Сделать уступки – как знать, сколько придется уступать и сдержат ли власти свое слово (опыт показал – не сдержали).
Недаром в этом вопросе у патриарха было два советника с противоположными мнениями: архиепископ Илларион (Троицкий), священномученик, считавший, что нужно идти на компромисс с властью, лишь бы Церковь выжила.
И архиепископ Феодор (Поздеевский), мученик, погибший на Лубянке, убежденный, что никакой альянс с богопротивной властью недопустим, а Церковь хранима не людьми, а Богом, и видевший (как и митрополит, священномученик Кирилл Смирнов) варианты катакомбного существования Церкви во времена гонений.
Имеет ли вообще предстоятель право посылать на смерть своих чад или это дело совести каждого?
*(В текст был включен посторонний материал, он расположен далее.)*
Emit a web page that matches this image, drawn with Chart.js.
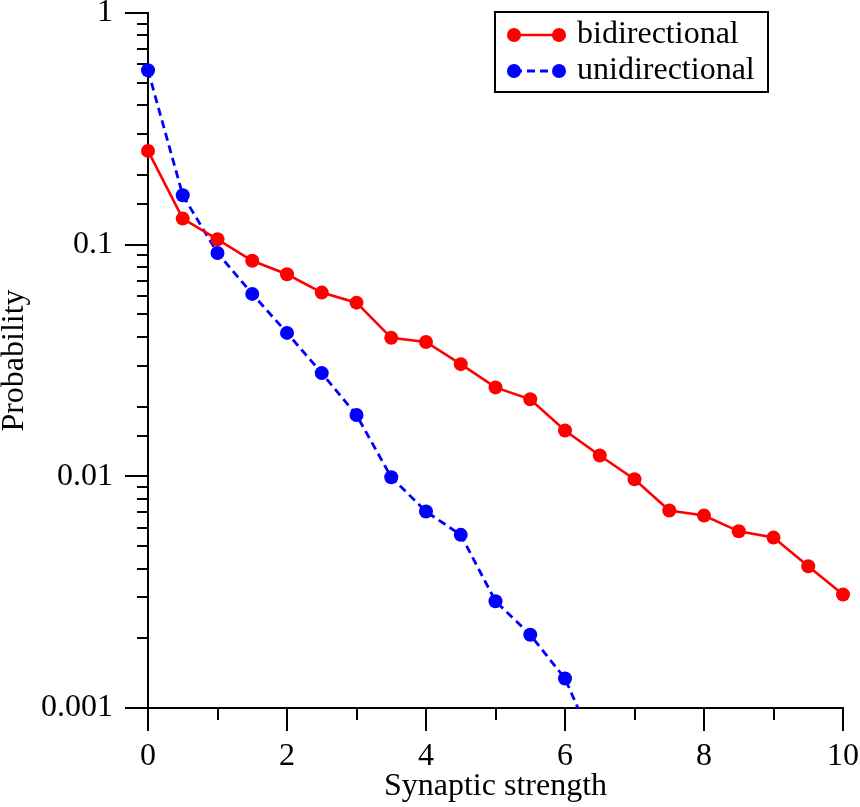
<!DOCTYPE html>
<html><head><meta charset="utf-8">
<script src="https://cdn.jsdelivr.net/npm/chart.js@4.4.1/dist/chart.umd.min.js"></script>
<style>html,body{margin:0;padding:0;background:#fff;}canvas{display:block;}</style>
</head><body>
<canvas id="c" width="860" height="807"></canvas>
<script>
// ---- data ----
const strengths = [0,0.5,1,1.5,2,2.5,3,3.5,4,4.5,5,5.5,6,6.5,7,7.5,8,8.5,9,9.5,10];
const bidirectional = [0.254,0.1296,0.1055,0.0852,0.0745,0.0621,0.0562,0.0396,0.0380,0.0305,0.0242,0.0215,0.01576,0.0123,0.00972,0.00712,0.00677,0.00579,0.00544,0.00409,0.00309];
const unidirectional = [0.566,0.1634,0.0921,0.0613,0.0416,0.0279,0.0184,0.00991,0.00705,0.00559,0.00289,0.00207,0.00134,0.00061];
const seriesNames = ['bidirectional','unidirectional'];
const xTickLabels = ['0','2','4','6','8','10'];
const yTickLabels = ['0.001','0.01','0.1','1'];
const xTitle = 'Synaptic strength';
const yTitle = 'Probability';

const FONT = '"Liberation Serif", "Times New Roman", serif';
const toPts = arr => arr.map((v,i)=>({x: strengths[i], y: v}));

const isPow10 = v => Math.abs(Math.log10(v) - Math.round(Math.log10(v))) < 1e-6;

const tickPlugin = {
  id: 'outerTicks',
  beforeDatasetsDraw(chart){
    const ctx = chart.ctx, xs = chart.scales.x, ys = chart.scales.y;
    const area = chart.chartArea;
    ctx.save();
    ctx.strokeStyle = '#000'; ctx.lineWidth = 2; ctx.lineCap = 'butt';
    ys.ticks.forEach(t => {
      const p = Math.round(ys.getPixelForValue(t.value));
      const len = isPow10(t.value) ? 23 : 11;
      ctx.beginPath(); ctx.moveTo(area.left - len, p); ctx.lineTo(area.left, p); ctx.stroke();
    });
    xs.ticks.forEach(t => {
      const p = Math.round(xs.getPixelForValue(t.value));
      const len = (Math.round(t.value) % 2 === 0) ? 23 : 12;
      ctx.beginPath(); ctx.moveTo(p, area.bottom); ctx.lineTo(p, area.bottom + len); ctx.stroke();
    });
    ctx.restore();
  }
};

const legendPlugin = {
  id: 'boxLegend',
  afterDraw(chart){
    const ctx = chart.ctx;
    const L = 495, T = 12, R = 768, B = 92;
    ctx.save();
    ctx.fillStyle = '#fff'; ctx.fillRect(L, T, R-L, B-T);
    ctx.lineWidth = 2; ctx.strokeStyle = '#000'; ctx.strokeRect(L, T, R-L, B-T);
    chart.data.datasets.forEach((ds, i) => {
      const y = 35 + i*36;
      ctx.beginPath();
      ctx.setLineDash(ds.borderDash || []);
      ctx.lineWidth = ds.borderWidth; ctx.strokeStyle = ds.borderColor;
      ctx.moveTo(514, y); ctx.lineTo(559, y); ctx.stroke();
      ctx.setLineDash([]);
      [514, 559].forEach(x => {
        ctx.beginPath(); ctx.arc(x, y, ds.pointRadius, 0, Math.PI*2);
        ctx.fillStyle = ds.pointBackgroundColor; ctx.fill();
      });
      ctx.fillStyle = '#000'; ctx.font = '32px ' + FONT;
      ctx.textBaseline = 'middle'; ctx.textAlign = 'left';
      ctx.fillText(ds.label, 577, y);
    });
    ctx.restore();
  }
};

new Chart(document.getElementById('c'), {
  type: 'line',
  data: {
    datasets: [
      { label: seriesNames[0], data: toPts(bidirectional), borderColor: '#ff0000', backgroundColor: '#ff0000',
        pointBackgroundColor: '#ff0000', pointBorderWidth: 0, pointRadius: 7, borderWidth: 2.6, tension: 0,
        clip: {left: 10, right: 12, top: 10, bottom: 1} },
      { label: seriesNames[1], data: toPts(unidirectional), borderColor: '#0000ff', backgroundColor: '#0000ff',
        pointBackgroundColor: '#0000ff', pointBorderWidth: 0, pointRadius: 7, borderWidth: 2.8, borderDash: [8,5], tension: 0,
        clip: {left: 10, right: 12, top: 10, bottom: 1} }
    ]
  },
  options: {
    responsive: false, devicePixelRatio: 1, animation: false,
    layout: { padding: { left: 0, right: 17, top: 13, bottom: 0 } },
    plugins: { legend: { display: false }, tooltip: { enabled: false } },
    scales: {
      x: {
        type: 'linear', min: 0, max: 10,
        grid: { display: false, drawTicks: false, drawOnChartArea: false },
        border: { display: true, color: '#000', width: 2 },
        ticks: { stepSize: 1, autoSkip: false, maxRotation: 0, padding: 29, color: '#000',
          font: { family: FONT, size: 32 },
          callback: v => xTickLabels.includes(String(v)) ? String(v) : '' },
        title: { display: true, text: xTitle, color: '#000', font: { family: FONT, size: 32, lineHeight: 1.2 },
          padding: { top: 0, bottom: 1 } },
        afterFit: s => { s.height = 99; s.paddingLeft = 0; s.paddingRight = 0; }
      },
      y: {
        type: 'logarithmic', min: 0.001, max: 1,
        grid: { display: false, drawTicks: false, drawOnChartArea: false },
        border: { display: true, color: '#000', width: 2 },
        ticks: { autoSkip: false, padding: 35, color: '#000', font: { family: FONT, size: 32 },
          callback: v => yTickLabels.find(l => Math.abs(parseFloat(l) - v) / v < 1e-6) || '' },
        title: { display: true, text: yTitle, color: '#000', font: { family: FONT, size: 32, lineHeight: 0.9 },
          padding: { top: 0, bottom: 0 } },
        afterFit: s => { s.width = 148; s.paddingTop = 0; s.paddingBottom = 0; }
      }
    }
  },
  plugins: [tickPlugin, legendPlugin]
});
</script>
</body></html>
Прошел бы в такой стране, как Россия, вариант «катакомбной» Церкви?
В любом случае российская история свидетельствует: во многом отступление от веры уже произошло и «православные» разных сословий в большинстве от веры отказались «по умолчанию», во всяком случае не защищали ее.
Например, из офицерского состава царской армии после отмененного в 1916 году обязательного причащения Великим постом продолжали причащаться лишь 10%. Не говоря уже о солдатах (из рабочих, крестьян, мещан), участвующих в революционных бунтах, и, конечно, части интеллигенции, приветствующей революцию.
Такая логика событий, скорее, обращена на то, чтобы Церковь могла увидеть истинное состояние души народа, своей паствы, отношение к вере и понять, в чем причины такого состояния.
Но с тех пор перед епископами Русской Церкви будет постоянно стоять вопрос, что лучше: сохранить неповрежденным свое свидетельство об Истине перед лицом пыток и смерти или путем компромисса постараться получить свободу и на свободе еще послужить Церкви.
Святитель патриарх Гермоген (XVI в.) во времена Смуты призвал народ созывать ополчение и бороться с захватчиками (поляками и теми русскими, кто их поддерживал).
Святитель патриарх Тихон поступил иначе. И сделал это, стремясь сохранить Церковь и жизни христиан: «Я не могу дать благословения на гражданскую войну. И „красные«, и „белые«, все чада моей Церкви, кто-то верный, кто-то заблудший. Я могу молиться только о примирении народа».